I invite the intrinsic power of the court to administer justice devoid of technicalities as well as the overriding objective of the court and understand the applicant to plead that the suit be heard on the merits.  I accede to that plea.

Answering to that call, I allow the application to have the applicant substituted for the deceased plaintiff.  Having done so I further order that the suit be revived for purposes of being heard on the merits”.

21. I fully adopt the foregoing and apply the same here. Although the applicant did not seek orders for the revival of the suit, that perseis not fatal to the application. I believe that the very existence of a Court of law is to do justice to the parties. I will invoke the inherent jurisdiction of the Court and the overriding objective of the Civil Procedure Act and, under prayer no 5 of the motion, grant an order for the revival of the suit. See the case of Olympic Sports House Ltd v School Equipment Centre Ltd [2012] Eklr.

22. There is no prejudice that has been shown that will be suffered by the defendants if the application is allowed.

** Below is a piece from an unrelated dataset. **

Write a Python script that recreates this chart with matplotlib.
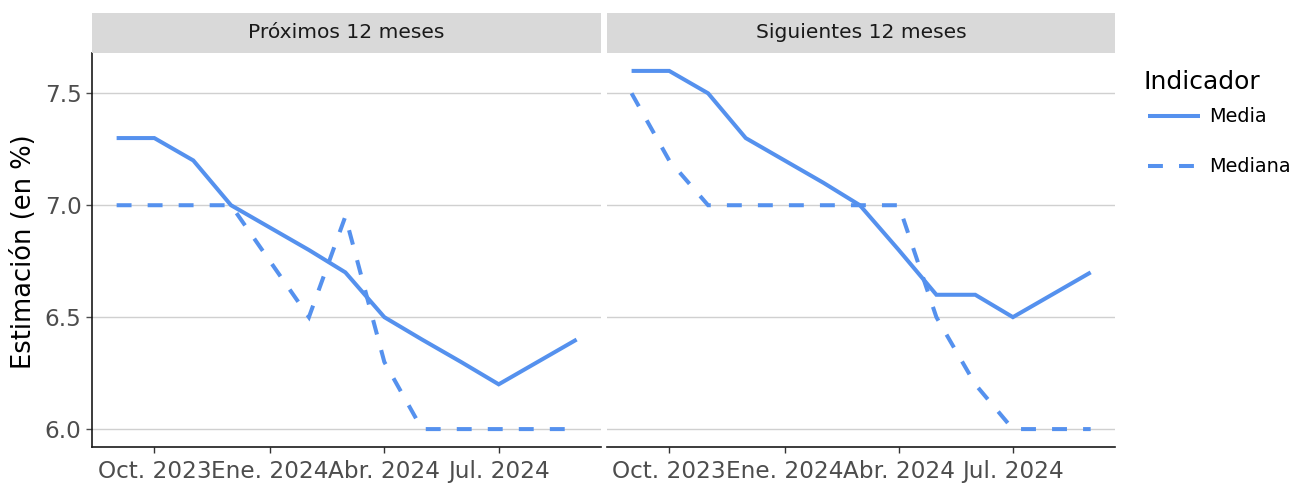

To the contrary, if the same is denied the plaintiff’s only chance of being heard on his case will terminate for no fault of his own. The subject matter is also important. It is land. Land is a very emotive issue in this country and a party should not be prevented from agitating his claim on land on a technicality.

23. Further, the time from when the deceased passed on and the filing of the application is not inordinate.

24. For the foregoing reasons, I hereby revive the suit and allow the application as prayed. As to costs, they shall be in the cause.

It is so ordered.

DATEDand DELIVEREDat Nairobi this 13th day of May, 2021.